WORK TO DO:
From the first line of the listing below to the line with "best_layer = [4, 7, 10, 14, 17, 12]", print each line exactly, and nothing more. Leave out the pictures.

INFORMATION PROVIDED:

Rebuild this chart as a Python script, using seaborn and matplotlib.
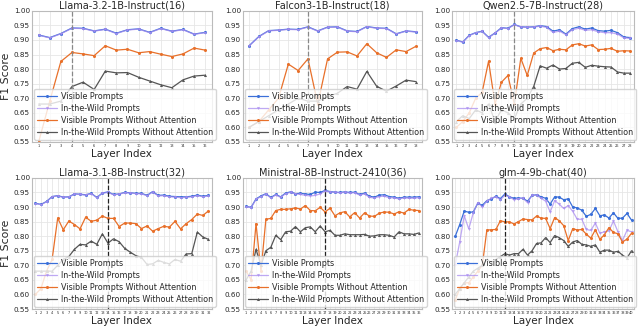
import numpy as np
import pandas as pd
import matplotlib
matplotlib.use("Agg")
import matplotlib.pyplot as plt
import seaborn as sns

# 모델별 레이어 F1 점수
titles = ["Llama-3.2-1B-Instruct(16)", "Falcon3-1B-Instruct(18)", "Qwen2.5-7B-Instruct(28)",
          "Llama-3.1-8B-Instruct(32)", "Ministral-8B-Instruct-2410(36)", "glm-4-9b-chat(40)"]
best_layer = [4, 7, 10, 14, 17, 12]

llama32_vis = [0.917, 0.908, 0.922, 0.941, 0.940, 0.931, 0.937, 0.923, 0.935, 0.938, 0.926, 0.940, 0.930, 0.936, 0.920, 0.926]
llama32_wild = [0.916, 0.907, 0.921, 0.940, 0.939, 0.930, 0.936, 0.922, 0.934, 0.937, 0.925, 0.939, 0.929, 0.935, 0.919, 0.925]
llama32_vis_na = [0.55, 0.69, 0.826, 0.857, 0.852, 0.846, 0.880, 0.865, 0.868, 0.856, 0.860, 0.851, 0.843, 0.852, 0.872, 0.865]
llama32_wild_na = [0.68, 0.68, 0.69, 0.740, 0.755, 0.730, 0.793, 0.787, 0.788, 0.772, 0.759, 0.746, 0.736, 0.763, 0.776, 0.779]

falcon_vis = [0.880, 0.912, 0.932, 0.934, 0.937, 0.936, 0.945, 0.931, 0.944, 0.945, 0.931, 0.929, 0.946, 0.941, 0.940, 0.921, 0.931, 0.928]
falcon_wild = [0.879, 0.911, 0.931, 0.933, 0.936, 0.935, 0.944, 0.930, 0.943, 0.944, 0.930, 0.928, 0.945, 0.940, 0.939, 0.920, 0.930, 0.927]
falcon_vis_na = [0.60, 0.62, 0.66, 0.70, 0.817, 0.795, 0.835, 0.68, 0.835, 0.858, 0.859, 0.845, 0.887, 0.856, 0.840, 0.866, 0.860, 0.878]
falcon_wild_na = [0.60, 0.62, 0.64, 0.66, 0.68, 0.70, 0.69, 0.69, 0.705, 0.717, 0.740, 0.731, 0.792, 0.741, 0.724, 0.742, 0.762, 0.757]

qwen_vis = [0.899, 0.893, 0.916, 0.925, 0.930, 0.909, 0.924, 0.942, 0.940, 0.953, 0.945, 0.944, 0.945, 0.949, 0.946, 0.930, 0.935, 0.920,
            0.939, 0.945, 0.937, 0.941, 0.932, 0.930, 0.933, 0.925, 0.910, 0.908]
qwen_wild = [0.898, 0.892, 0.915, 0.924, 0.929, 0.908, 0.923, 0.941, 0.939, 0.952, 0.944, 0.943, 0.944, 0.947, 0.943, 0.926, 0.930, 0.918,
             0.935, 0.940, 0.933, 0.935, 0.928, 0.925, 0.925, 0.920, 0.907, 0.905]
qwen_vis_na = [0.60, 0.62, 0.65, 0.70, 0.72, 0.827, 0.68, 0.755, 0.778, 0.68, 0.837, 0.778, 0.855, 0.870, 0.874, 0.863, 0.868, 0.866,
               0.883, 0.887, 0.879, 0.883, 0.867, 0.868, 0.871, 0.861, 0.863, 0.862]
qwen_wild_na = [0.62, 0.64, 0.63, 0.66, 0.65, 0.68, 0.62, 0.66, 0.65, 0.63, 0.68, 0.70, 0.740, 0.811, 0.803, 0.814, 0.800, 0.802,
                0.820, 0.823, 0.806, 0.813, 0.810, 0.808, 0.807, 0.790, 0.786, 0.786]

llama31_vis = [0.913, 0.909, 0.919, 0.936, 0.939, 0.934, 0.935, 0.945, 0.944, 0.942, 0.947, 0.933, 0.948, 0.952, 0.943, 0.945,
               0.950, 0.949, 0.947, 0.947, 0.940, 0.953, 0.940, 0.941, 0.937, 0.936, 0.935, 0.935, 0.937, 0.941, 0.937, 0.940]
llama31_wild = [0.912, 0.908, 0.918, 0.935, 0.938, 0.933, 0.934, 0.944, 0.943, 0.941, 0.946, 0.932, 0.947, 0.950, 0.942, 0.944,
                0.949, 0.948, 0.946, 0.945, 0.939, 0.951, 0.938, 0.939, 0.935, 0.934, 0.932, 0.933, 0.935, 0.939, 0.935, 0.938]
llama31_vis_na = [0.60, 0.62, 0.68, 0.72, 0.862, 0.822, 0.852, 0.840, 0.825, 0.865, 0.851, 0.855, 0.869, 0.861, 0.861, 0.833,
                  0.845, 0.845, 0.843, 0.826, 0.835, 0.817, 0.826, 0.834, 0.831, 0.851, 0.825, 0.843, 0.857, 0.876, 0.871, 0.887]
llama31_wild_na = [0.68, 0.68, 0.68, 0.68, 0.70, 0.72, 0.73, 0.755, 0.772, 0.770, 0.783, 0.772, 0.808, 0.776, 0.791, 0.781,
                   0.758, 0.745, 0.733, 0.727, 0.703, 0.705, 0.717, 0.710, 0.705, 0.720, 0.714, 0.739, 0.740, 0.814, 0.797, 0.789]

ministral_vis = [0.902, 0.899, 0.928, 0.938, 0.946, 0.933, 0.943, 0.935, 0.948, 0.952, 0.946, 0.947, 0.945, 0.943, 0.951, 0.950, 0.957, 0.953,
                 0.951, 0.950, 0.952, 0.950, 0.951, 0.943, 0.948, 0.937, 0.934, 0.941, 0.942, 0.936, 0.934, 0.930, 0.934, 0.934, 0.934, 0.935]
ministral_wild = [0.901, 0.898, 0.926, 0.936, 0.944, 0.931, 0.941, 0.933, 0.946, 0.950, 0.945, 0.943, 0.940, 0.938, 0.940, 0.945, 0.955, 0.951,
                  0.950, 0.949, 0.950, 0.948, 0.949, 0.941, 0.945, 0.933, 0.931, 0.936, 0.937, 0.932, 0.931, 0.928, 0.931, 0.930, 0.930, 0.932]
ministral_vis_na = [0.68, 0.65, 0.843, 0.68, 0.858, 0.861, 0.888, 0.892, 0.892, 0.894, 0.897, 0.893, 0.905, 0.888, 0.887, 0.899, 0.883, 0.896,
                    0.870, 0.880, 0.884, 0.866, 0.881, 0.862, 0.880, 0.869, 0.868, 0.879, 0.883, 0.882, 0.876, 0.884, 0.879, 0.892, 0.889, 0.888]
ministral_wild_na = [0.65, 0.68, 0.755, 0.70, 0.750, 0.762, 0.803, 0.788, 0.815, 0.817, 0.833, 0.815, 0.829, 0.832, 0.815, 0.835, 0.815, 0.820,
                     0.803, 0.803, 0.808, 0.805, 0.805, 0.805, 0.806, 0.800, 0.801, 0.805, 0.805, 0.803, 0.797, 0.815, 0.808, 0.808, 0.806, 0.811]

glm_vis = [0.799, 0.840, 0.886, 0.882, 0.883, 0.913, 0.906, 0.922, 0.928, 0.937, 0.929, 0.945, 0.935, 0.930, 0.931, 0.930, 0.920, 0.940, 0.942, 0.935,
           0.930, 0.910, 0.935, 0.934, 0.925, 0.928, 0.900, 0.897, 0.889, 0.868, 0.875, 0.895, 0.870, 0.873, 0.862, 0.880, 0.861, 0.862, 0.878, 0.855]
glm_wild = [0.70, 0.78, 0.870, 0.825, 0.880, 0.915, 0.900, 0.920, 0.930, 0.935, 0.925, 0.940, 0.935, 0.925, 0.929, 0.930, 0.915, 0.940, 0.940, 0.930,
            0.920, 0.883, 0.922, 0.910, 0.895, 0.905, 0.885, 0.858, 0.858, 0.823, 0.820, 0.845, 0.810, 0.815, 0.818, 0.852, 0.815, 0.785, 0.820, 0.815]
glm_vis_na = [0.58, 0.62, 0.64, 0.64, 0.66, 0.68, 0.70, 0.821, 0.822, 0.823, 0.853, 0.849, 0.849, 0.842, 0.850, 0.859, 0.857, 0.856, 0.869, 0.862,
              0.861, 0.826, 0.864, 0.853, 0.836, 0.785, 0.826, 0.821, 0.823, 0.807, 0.793, 0.822, 0.789, 0.805, 0.829, 0.813, 0.808, 0.780, 0.790, 0.810]
glm_wild_na = [0.60, 0.62, 0.64, 0.66, 0.68, 0.69, 0.70, 0.72, 0.71, 0.72, 0.73, 0.740, 0.735, 0.740, 0.740, 0.755, 0.735, 0.750, 0.775, 0.777,
               0.795, 0.778, 0.802, 0.795, 0.785, 0.765, 0.780, 0.785, 0.772, 0.770, 0.765, 0.770, 0.745, 0.752, 0.752, 0.745, 0.748, 0.735, 0.725, 0.750]

series_names = ["Visible Prompts", "In-the-Wild Prompts",
                "Visible Prompts Without Attention", "In-the-Wild Prompts Without Attention"]
colors = ["#3a6fd8", "#a98cf0", "#e8702a", "#555555"]
markers = ["o", "v", "o", "^"]

panels = [
    [llama32_vis, llama32_wild, llama32_vis_na, llama32_wild_na],
    [falcon_vis, falcon_wild, falcon_vis_na, falcon_wild_na],
    [qwen_vis, qwen_wild, qwen_vis_na, qwen_wild_na],
    [llama31_vis, llama31_wild, llama31_vis_na, llama31_wild_na],
    [ministral_vis, ministral_wild, ministral_vis_na, ministral_wild_na],
    [glm_vis, glm_wild, glm_vis_na, glm_wild_na],
]

sns.set_style("whitegrid")
plt.rcParams['font.family'] = ['DejaVu Sans']

fig = plt.figure(figsize=(6.4, 3.27), dpi=100)
lefts = [0.05, 0.38, 0.707]
widths = [0.281, 0.279, 0.284]
bottoms = [0.566, 0.055]
height = 0.401

for i, (title, data) in enumerate(zip(titles, panels)):
    row, col = divmod(i, 3)
    ax = fig.add_axes([lefts[col], bottoms[row], widths[col], height])
    n = len(data[0])
    layers = np.arange(1, n + 1)
    for vals, name, c, m in zip(data, series_names, colors, markers):
        df = pd.DataFrame({"layer": layers, "f1": vals})
        sns.lineplot(data=df, x="layer", y="f1", ax=ax, color=c, marker=m,
                     markersize=2.2, markeredgewidth=0, linewidth=0.9,
                     alpha=0.75 if name == "In-the-Wild Prompts" else 1.0, label=name)
    ax.axvline(best_layer[i], linestyle="--", linewidth=0.9,
               color="#888888" if row == 0 else "#222222")
    ax.set_ylim(0.55, 1.0)
    ax.set_xlim(0.4, n + 0.6)
    yt = np.arange(0.55, 1.001, 0.05)
    ax.set_yticks(yt)
    ax.set_yticklabels([f"{v:.2f}" for v in yt], fontsize=5.2)
    ax.set_xticks(layers)
    ax.set_xticklabels([str(l) for l in layers], fontsize=2.5)
    ax.tick_params(axis="both", pad=1.5, length=0)
    ax.grid(True, color="#e6e6e6", linewidth=0.6)
    for s in ax.spines.values():
        s.set_edgecolor("#bbbbbb")
        s.set_linewidth(0.8)
    ax.set_title(title, fontsize=7.0, pad=1.5)
    ax.set_xlabel("Layer Index", fontsize=7.5, labelpad=1)
    ax.set_ylabel("F1 Score" if col == 0 else "", fontsize=7.8, labelpad=2)
    ax.legend(loc="lower left", fontsize=5.75, framealpha=0.8, borderaxespad=0.25,
              handlelength=2.5, handletextpad=0.5, labelspacing=0.4, borderpad=0.35,
              edgecolor="#cccccc")

fig.savefig("out.png", dpi=100)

OUTPUT OF THE TASK:
Rebuild this chart as a Python script, using seaborn and matplotlib.
import numpy as np
import pandas as pd
import matplotlib
matplotlib.use("Agg")
import matplotlib.pyplot as plt
import seaborn as sns

# 모델별 레이어 F1 점수
titles = ["Llama-3.2-1B-Instruct(16)", "Falcon3-1B-Instruct(18)", "Qwen2.5-7B-Instruct(28)",
          "Llama-3.1-8B-Instruct(32)", "Ministral-8B-Instruct-2410(36)", "glm-4-9b-chat(40)"]
best_layer = [4, 7, 10, 14, 17, 12]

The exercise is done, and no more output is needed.